Let $f,g:[a,b]\to\mathbb{R}$ be smooth and integrable. Then, there exists an $x_0\in[a,b]$ with

$$ \int_a^b f(x)g(x)dx=f(x_0)\cdot\int_a^b g(x)dx.$$

Is there any way of approximating $x_0$, without evaluating $\int_a^b f(x)g(x)dx$?

We may assume $g$ to be positive and monotone increasing and $\int_a^b g(x)dx$ to be known.

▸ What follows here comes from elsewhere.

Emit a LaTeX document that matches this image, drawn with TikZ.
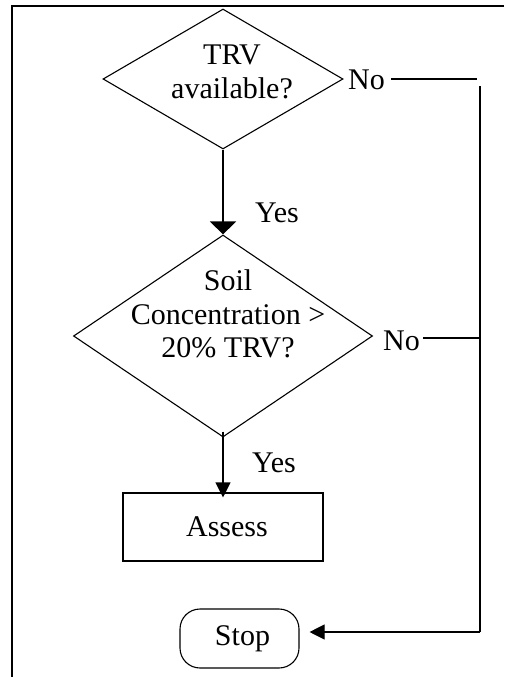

Setting $g(x)\equiv1$, we obtain $$ \int_a^b f(x)dx=f(x_0)\cdot(b-a),$$ so finding this $x_0$ numerically may be a strong tool in approximating any integral?

Solution 1:

Going off Alex's comment: we are looking for $x_0$ such that $$f(x_0)=\frac{\int_a^b f(x)g(x)\,dx}{\int_a^b g(x)\,dx}.$$ The right hand side of the equality is the average of $f$ with respect to $g$ (or you could thing of $g$ as a density function for the wire starting at $a$ and ending at $b$). For example, taking $g=1$ as in the question, we get precisely the average value of $f$ on $[a,b]:$ $$f(x_0)= \frac{1}{b-a}\int_a^b f(x)\,dx.$$ Unfortunately, even with such a simple $g$, this heavily depends on choice of $f$. For example, pick any $x_0$ in $(a,b);$ you can find $f$ depending on $x_0$ such that $f(x_0)$ equals the average of $f$ on $[a,b].$ Even assuming $f$ is monotone increasing won't be enough: the claim of the previous sentence still holds.

I think David's suggestion of a root-finding algorithm might work (depending on $f$), but there may be cases it doesn't converge (like Newton's method). Note that there may be multiple solutions for $x_0$ and such an algorithm may oscillate between them in some way.